Computational cost is acknowledged but not analyzed. "Increased computational cost" for process+outcome reward integration is mentioned but not quantified. For a framework claiming to train "from interactions it is already having," the additional infrastructure (SGLang serving, PRM evaluation, Megatron training — four independent GPU-heavy loops) represents substantial overhead that most deployment contexts cannot support. The practical adoption barrier is larger than the paper acknowledges.

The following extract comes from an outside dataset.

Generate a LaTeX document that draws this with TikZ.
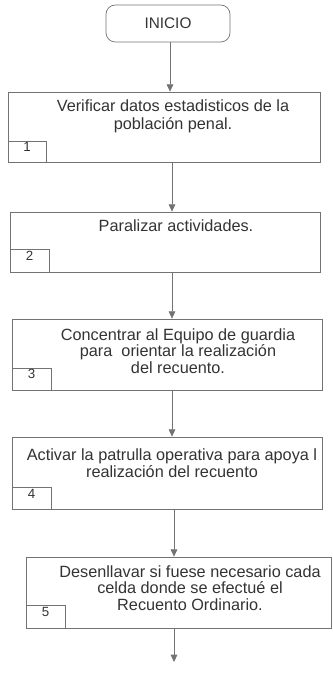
\documentclass[tikz,border=0pt]{standalone}
\usepackage{fontspec}
\setmainfont{Liberation Sans}
\usetikzlibrary{fit,arrows.meta}
\begin{document}
\begin{tikzpicture}[x=0.75pt,y=-0.75pt,
  boxline/.style={draw=black!55, line width=0.55pt},
  stepbox/.style={boxline, inner sep=0pt},
  numbox/.style={boxline, inner sep=0pt, font=\fontsize{10}{10}\selectfont, text=black!80},
  txt/.style={align=center, font=\fontsize{12.2}{12.6}\selectfont, text=black!80, inner sep=0pt},
  arr/.style={draw=black!55, line width=0.55pt, -{Triangle[width=5pt,length=5.5pt]}}
]
\useasboundingbox (0,0) rectangle (332,673);
% start
\node[boxline, rounded corners=7pt, fit={(106,5) (230,42)}, inner sep=0pt] (inicio) {};
\node[txt, font=\fontsize{11.5}{12}\selectfont] (tini) at (168,23) {INICIO};
% boxes
\node[stepbox, fit={(8,92) (320,162)}] (b1) {};
\node[numbox, fit={(8,141) (46,162)}] (n1) {1};
\node[txt, font=\fontsize{12.2}{13.2}\selectfont] (t1) at (173,116) {Verificar datos estadisticos de la\\población penal.};

\node[stepbox, fit={(10,212) (320,272)}] (b2) {};
\node[numbox, fit={(10,249) (49,272)}] (n2) {2};
\node[txt] (t2) at (176,226) {Paralizar actividades.};

\node[stepbox, fit={(12,319) (322,390)}] (b3) {};
\node[numbox, fit={(12,368) (51,390)}] (n3) {3};
\node[txt] (t3) at (178,351) {Concentrar al Equipo de guardia\\para \ orientar la realización\\del recuento.};

\node[stepbox, fit={(12,437) (322,509)}] (b4) {};
\node[numbox, fit={(12,487) (51,509)}] (n4) {4};
\node[txt] (t4) at (172,463) {Activar la patrulla operativa para apoya l\\realización del recuento};

\node[stepbox, fit={(26,557) (331,628)}] (b5) {};
\node[numbox, fit={(26,605) (65,628)}] (n5) {5};
\node[txt] (t5) at (190,588) {Desenllavar si fuese necesario cada\\celda donde se efectué el\\Recuento Ordinario.};

\coordinate (ax1) at (170,0);
\coordinate (ax2) at (172,0);
\coordinate (ax3) at (174,0);
\coordinate (endpt) at (174,662);

\draw[arr] (inicio.south -| ax1) -- (b1.north -| ax1);
\draw[arr] (b1.south -| ax2) -- (b2.north -| ax2);
\draw[arr] (b2.south -| ax2) -- (b3.north -| ax2);
\draw[arr] (b3.south -| ax2) -- (b4.north -| ax2);
\draw[arr] (b4.south -| ax3) -- (b5.north -| ax3);
\draw[arr] (b5.south -| ax3) -- (endpt);
\end{tikzpicture}
\end{document}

Write a note titled "Weight-update and artifact-update continuous learning are complementary substrates, not alternatives" connecting to deploy-time-learning-the-missing-middle, constraining-during-deployment-is-continuous-learning, and this ingest — it would argue that the deploy-time learning three-timescale model needs refinement because OpenClaw-RL demonstrates weight updates during deployment (collapsing the training/deploy boundary), while the trajectory-informed paper shows artifact extraction from the same input that OpenClaw-RL uses for RL. The substrate choice (weights vs artifacts) is orthogonal to the timing choice (pre-deployment vs during deployment), and both substrates can operate at deploy-time. The note would map a 2x2 of {weight-update, artifact-update} x {pre-deployment, during-deployment} with concrete examples in each cell.